Since I fly fish, it’s more of an experimentation to test out fly patterns and enjoy the day of fishing. In past years, during the heavy rain, I see people standing on the bridge and observing the flowing water. The Oyster River is alive and well due to the fact that members of the Oyster River Salmon Enhancement Society volunteer their countless hours to preserve the salmon in the river.
My fishing friend, Ed Cargill from Campbell River, phoned me up and mentioned that we should drive out to the Oyster River and take a look. We headed south and would find Hamm Road and follow the signs to the parking area. We walked in because it was Sunday and the gate was closed. The trails are well marked and you can see the work that the Salmon River Enhancement Society is doing to maintain salmon stocks on the river.
We found a spot on the river that you can see the various pools and noticed little rings on the calm water. It wasn’t rain, it was salmon fry. In addition to the Salmon River mainstream, there are various rearing channels that are active with fry and bugs. The water boatman insects were all over in the shallow pools. The pinks were also around, even the spawning cycle is coming to an end. The next salmon to arrive will be coho and chum.
When you drive across the main bridge, you can observe the water levels and drive down to the parking area across from the pub, which is not operating. The driveway is now blocked off with no parking allowed.
When it comes to fly fishing on the Oyster, I take my waders, fly rod and fly box and walk in to wet some flies.

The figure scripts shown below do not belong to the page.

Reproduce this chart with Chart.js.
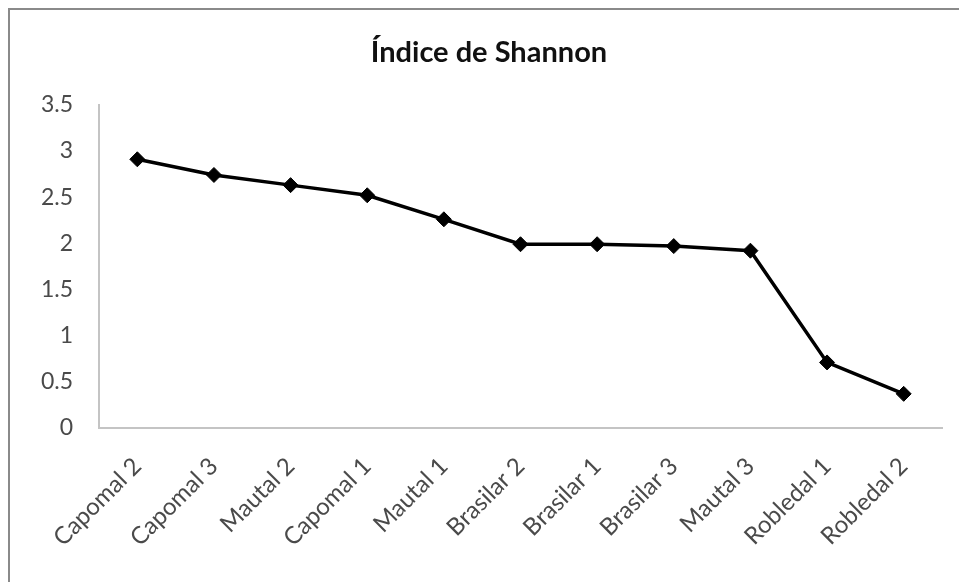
<!DOCTYPE html>
<html>
<head>
<meta charset="utf-8">
<script src="https://cdn.jsdelivr.net/npm/chart.js@4"></script>
<style>
  html, body { margin: 0; padding: 0; background: #fff; }
  #frame {
    position: absolute; left: 8px; top: 8px; width: 960px; height: 580px;
    border-left: 2px solid #8a8a8a; border-top: 2px solid #8a8a8a;
  }
  #wrap { position: absolute; left: 0; top: 0; width: 959px; height: 582px; }
</style>
</head>
<body>
<div id="frame"></div>
<div id="wrap"><canvas id="shannonChart"></canvas></div>
<script>
const sites = ["Capomal 2", "Capomal 3", "Mautal 2", "Capomal 1", "Mautal 1", "Brasilar 2",
  "Brasilar 1", "Brasilar 3", "Mautal 3", "Robledal 1", "Robledal 2"];
const shannonValues = [2.91, 2.74, 2.63, 2.52, 2.26, 1.99, 1.99, 1.97, 1.92, 0.71, 0.37];
const yTicks = [0, 0.5, 1, 1.5, 2, 2.5, 3, 3.5];

Chart.defaults.font.family = "Lato, 'Open Sans', sans-serif";

new Chart(document.getElementById("shannonChart"), {
  type: "line",
  data: {
    labels: sites,
    datasets: [{
      label: "Índice de Shannon",
      data: shannonValues,
      borderColor: "#000",
      borderWidth: 3.5,
      backgroundColor: "#000",
      pointStyle: "rectRot",
      pointRadius: 7.5,
      pointBorderWidth: 1,
      pointBackgroundColor: "#000",
      pointBorderColor: "#000",
      tension: 0
    }]
  },
  options: {
    responsive: true,
    maintainAspectRatio: false,
    animation: false,
    layout: { padding: { left: 36, right: 17, top: 0, bottom: 0 } },
    plugins: {
      legend: { display: false },
      tooltip: { enabled: false },
      title: {
        display: true,
        text: "Índice de Shannon",
        color: "#111",
        font: { size: 29, weight: "bold" },
        lineHeight: 1.2,
        padding: { top: 35, bottom: 35 }
      }
    },
    scales: {
      x: {
        offset: true,
        grid: { display: false, drawTicks: false },
        border: { display: true, color: "#c4c4c4", width: 2 },
        ticks: {
          color: "#4a4a4a",
          font: { size: 24 },
          minRotation: 45,
          maxRotation: 45,
          padding: 24,
          autoSkip: false
        },
        afterFit: (scale) => { scale.height = 154; }
      },
      y: {
        min: 0,
        max: 3.5,
        afterBuildTicks: (scale) => { scale.ticks = yTicks.map(v => ({ value: v })); },
        grid: { display: false, drawTicks: false },
        border: { display: true, color: "#c4c4c4", width: 2 },
        ticks: {
          color: "#4a4a4a",
          font: { size: 23 },
          padding: 26,
          callback: (value) => String(value)
        },
        afterFit: (scale) => { scale.width = 63; }
      }
    }
  }
});
</script>
</body>
</html>
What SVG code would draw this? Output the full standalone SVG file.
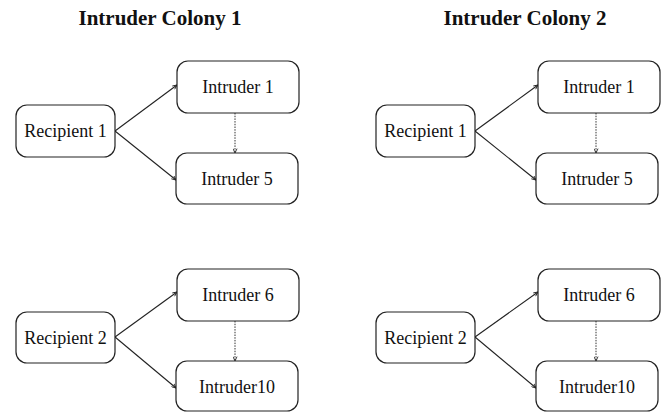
<svg xmlns="http://www.w3.org/2000/svg" width="664" height="413" viewBox="0 0 664 413">
<style>
.box{fill:#fff;stroke:#222;stroke-width:1.2}
.lbl{font-family:"Liberation Serif","Times New Roman",serif;font-size:18px;fill:#111;text-anchor:middle}
.ttl{font-family:"Liberation Serif","Times New Roman",serif;font-size:21px;font-weight:bold;fill:#111;text-anchor:middle}
.edge{stroke:#222;stroke-width:1.1;fill:none;marker-end:url(#ah)}
.dot{stroke:#333;stroke-width:1;fill:none;stroke-dasharray:1.5 1.2;marker-end:url(#ah)}
</style>
<defs>
<marker id="ah" viewBox="0 0 8 8" refX="7.5" refY="4" markerWidth="5" markerHeight="5" markerUnits="userSpaceOnUse" orient="auto">
<path d="M0.5,0.8 L7.5,4 L0.5,7.2" fill="none" stroke="#222" stroke-width="1.4"/>
</marker>
</defs>
<rect width="664" height="413" fill="#fff"/>
<text class="ttl" x="160" y="25">Intruder Colony 1</text>
<text class="ttl" x="525" y="25">Intruder Colony 2</text>
<g id="connectors">
<line class="edge" x1="115" y1="131" x2="177" y2="85"/>
<line class="edge" x1="115" y1="131" x2="176" y2="180"/>
<line class="dot" x1="235" y1="113" x2="235" y2="153"/>
<line class="edge" x1="115" y1="337" x2="177" y2="292"/>
<line class="edge" x1="115" y1="337" x2="176" y2="388"/>
<line class="dot" x1="235" y1="321" x2="235" y2="361"/>
<line class="edge" x1="475" y1="131" x2="538" y2="85"/>
<line class="edge" x1="475" y1="131" x2="536" y2="180"/>
<line class="dot" x1="596" y1="113" x2="596" y2="153"/>
<line class="edge" x1="475" y1="337" x2="538" y2="292"/>
<line class="edge" x1="475" y1="337" x2="536" y2="388"/>
<line class="dot" x1="596" y1="321" x2="596" y2="361"/>
</g>
<g id="c1-recipient1"><rect class="box" x="16" y="105" width="99" height="52" rx="11"/><text class="lbl" x="65.5" y="137">Recipient 1</text></g>
<g id="c1-intruder1"><rect class="box" x="177" y="61" width="122" height="52" rx="11"/><text class="lbl" x="238" y="93">Intruder 1</text></g>
<g id="c1-intruder5"><rect class="box" x="176" y="153" width="122" height="51" rx="11"/><text class="lbl" x="237" y="185">Intruder 5</text></g>
<g id="c1-recipient2"><rect class="box" x="16" y="312" width="99" height="51" rx="11"/><text class="lbl" x="65.5" y="344">Recipient 2</text></g>
<g id="c1-intruder6"><rect class="box" x="177" y="269" width="122" height="52" rx="11"/><text class="lbl" x="238" y="301">Intruder 6</text></g>
<g id="c1-intruder10"><rect class="box" x="176" y="361" width="122" height="50" rx="11"/><text class="lbl" x="237" y="393">Intruder10</text></g>
<g id="c2-recipient1"><rect class="box" x="376" y="105" width="99" height="52" rx="11"/><text class="lbl" x="425.5" y="137">Recipient 1</text></g>
<g id="c2-intruder1"><rect class="box" x="538" y="61" width="122" height="52" rx="11"/><text class="lbl" x="599" y="93">Intruder 1</text></g>
<g id="c2-intruder5"><rect class="box" x="536" y="153" width="122" height="51" rx="11"/><text class="lbl" x="597" y="185">Intruder 5</text></g>
<g id="c2-recipient2"><rect class="box" x="376" y="312" width="99" height="51" rx="11"/><text class="lbl" x="425.5" y="344">Recipient 2</text></g>
<g id="c2-intruder6"><rect class="box" x="538" y="269" width="122" height="52" rx="11"/><text class="lbl" x="599" y="301">Intruder 6</text></g>
<g id="c2-intruder10"><rect class="box" x="536" y="361" width="122" height="50" rx="11"/><text class="lbl" x="597" y="393">Intruder10</text></g>
</svg>
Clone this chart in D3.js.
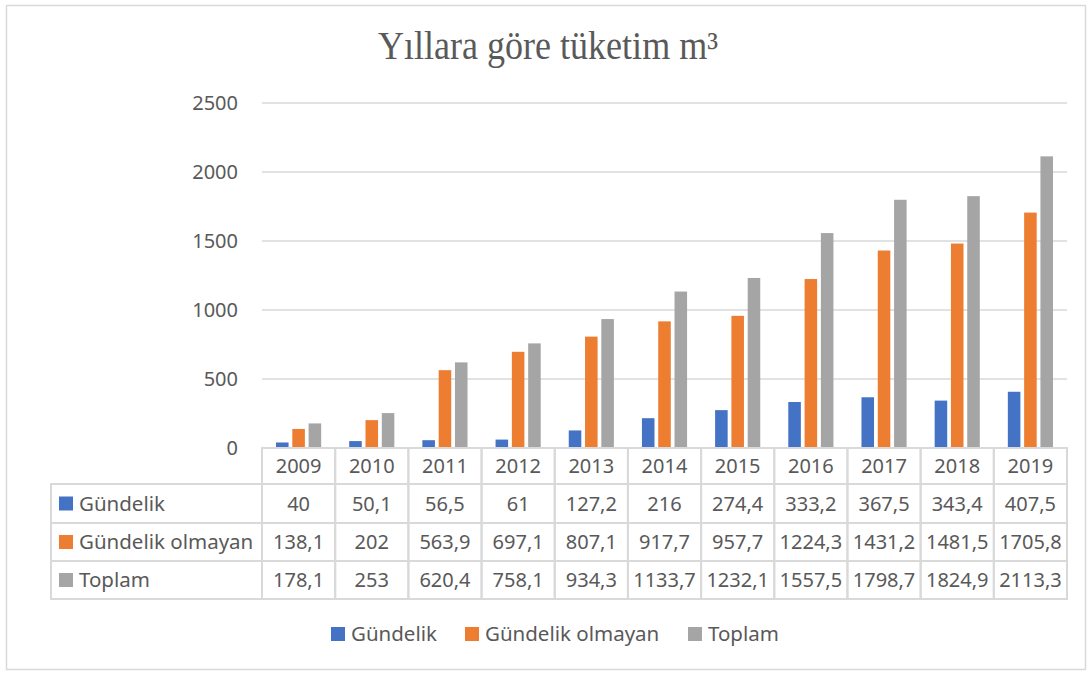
<!DOCTYPE html>
<html lang="tr">
<head>
  <meta charset="utf-8"/>
  <title>Yıllara göre tüketim</title>
  <script src="https://d3js.org/d3.v7.min.js"></script>
  <style>
  body { margin: 0; background: #fff; }
  .grid { stroke: #d9d9d9; stroke-width: 1.3px; }
  .cell { fill: none; stroke: #d9d9d9; stroke-width: 2px; }
  .txt { font-family: "Noto Sans", sans-serif; font-size: 20px; fill: #595959; }
  </style>
</head>
<body>
<svg id="chart" width="1092" height="675"></svg>
<script>
  // data
  const years = ["2009","2010","2011","2012","2013","2014","2015","2016","2017","2018","2019"];
  const gundelik = [40, 50.1, 56.5, 61, 127.2, 216, 274.4, 333.2, 367.5, 343.4, 407.5];
  const gundelikOlmayan = [138.1, 202, 563.9, 697.1, 807.1, 917.7, 957.7, 1224.3, 1431.2, 1481.5, 1705.8];
  const toplam = [178.1, 253, 620.4, 758.1, 934.3, 1133.7, 1232.1, 1557.5, 1798.7, 1824.9, 2113.3];
  const seriesNames = ["Gündelik", "Gündelik olmayan", "Toplam"];
  const colors = ["#4472c4", "#ed7d31", "#a5a5a5"];
  const yTicks = [0, 500, 1000, 1500, 2000, 2500];

  const series = [gundelik, gundelikOlmayan, toplam];
  const fmt = v => String(v).replace(".", ",");

  const svg = d3.select("#chart");

  // outer frame
  svg.append("rect")
    .attr("x", 6.5).attr("y", 5.5)
    .attr("width", 1079).attr("height", 664)
    .attr("fill", "#fff").attr("stroke", "#d9d9d9").attr("stroke-width", 1.5);

  svg.append("text")
    .attr("x", 548).attr("y", 59)
    .attr("text-anchor", "middle")
    .attr("textLength", 340)
    .attr("lengthAdjust", "spacingAndGlyphs")
    .style("font-family", "'Liberation Serif', serif")
    .style("font-size", "39px")
    .style("fill", "#595959")
    .text("Yıllara göre tüketim m³");

  const plotLeft = 262, plotRight = 1067, plotTop = 103, plotBottom = 448;

  const x = d3.scaleBand().domain(years).range([plotLeft, plotRight]);
  const x1 = d3.scaleBand().domain(seriesNames).range([0, x.bandwidth()])
    .paddingInner(0.23).paddingOuter(0.86);
  const y = d3.scaleLinear().domain([0, 2500]).range([plotBottom, plotTop]);

  // gridlines
  svg.append("g").selectAll("line").data(yTicks.slice(1))
    .enter().append("line")
    .attr("class", "grid")
    .attr("x1", plotLeft).attr("x2", plotRight)
    .attr("y1", d => y(d)).attr("y2", d => y(d));

  // y tick labels
  svg.append("g").selectAll("text").data(yTicks)
    .enter().append("text")
    .attr("class", "txt")
    .attr("x", 238).attr("y", d => y(d))
    .attr("dy", "0.35em")
    .attr("text-anchor", "end")
    .text(d => d);

  // bars
  seriesNames.forEach(function(name, i) {
    svg.append("g").selectAll("rect").data(series[i])
      .enter().append("rect")
      .attr("x", (d, j) => x(years[j]) + x1(name))
      .attr("width", x1.bandwidth())
      .attr("y", d => y(d))
      .attr("height", d => y(0) - y(d))
      .attr("fill", colors[i]);
  });

  // data table
  const rowTops = [448, 484, 523, 561];
  const rowBottom = 599;
  const tableLeft = 51;
  const rowH = (i) => (i < 3 ? rowTops[i + 1] : rowBottom) - rowTops[i];

  const table = svg.append("g");
  // header row
  years.forEach(function(yr) {
    table.append("rect").attr("class", "cell")
      .attr("x", x(yr)).attr("y", rowTops[0])
      .attr("width", x.bandwidth()).attr("height", rowH(0));
    table.append("text").attr("class", "txt")
      .attr("x", x(yr) + x.bandwidth() / 2)
      .attr("y", rowTops[0] + rowH(0) / 2)
      .attr("dy", "0.35em").attr("text-anchor", "middle")
      .text(yr);
  });
  // series rows
  seriesNames.forEach(function(name, i) {
    const ty = rowTops[i + 1], h = rowH(i + 1);
    table.append("rect").attr("class", "cell")
      .attr("x", tableLeft).attr("y", ty)
      .attr("width", plotLeft - tableLeft).attr("height", h);
    table.append("rect")
      .attr("x", 59).attr("y", ty + h / 2 - 7)
      .attr("width", 14).attr("height", 14)
      .attr("fill", colors[i]);
    table.append("text").attr("class", "txt")
      .attr("x", 79).attr("y", ty + h / 2)
      .attr("dy", "0.35em")
      .style("font-size", "20.5px")
      .text(name);
    series[i].forEach(function(v, j) {
      table.append("rect").attr("class", "cell")
        .attr("x", x(years[j])).attr("y", ty)
        .attr("width", x.bandwidth()).attr("height", h);
      table.append("text").attr("class", "txt")
        .attr("x", x(years[j]) + x.bandwidth() / 2)
        .attr("y", ty + h / 2)
        .attr("dy", "0.35em").attr("text-anchor", "middle")
        .text(fmt(v));
    });
  });

  // legend
  const legendX = [331, 465, 688];
  const legend = svg.append("g");
  seriesNames.forEach(function(name, i) {
    legend.append("rect")
      .attr("x", legendX[i]).attr("y", 627)
      .attr("width", 14).attr("height", 14)
      .attr("fill", colors[i]);
    legend.append("text").attr("class", "txt")
      .attr("x", legendX[i] + 20).attr("y", 634)
      .attr("dy", "0.35em")
      .style("font-size", "20.5px")
      .text(name);
  });
</script>
</body>
</html>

From the parking area it’s a short walk to the estuary and in days to come, you will see the beaches lined with fly fishers trying to hook coho. If you drive along the old Island Highway, the various beaches from Union Bay to Campbell River will have anglers waist deep in water throwing out lures and fly patterns.
The fall stocking of local freshwater lakes is complete and I will have a report next week on what is working at the moment to increase your chances of getting a nice trout.
I am getting reports of a few steelhead being caught but they are incidental catches but the steelies are around in both the Campbell and Salmon River. Remember there is no retention of any species of trout in local river systems and all hooks are single barbless.
Since Monday is a holiday, more anglers will be out on the rivers and salt water spending time enjoying sport fishing around Campbell River.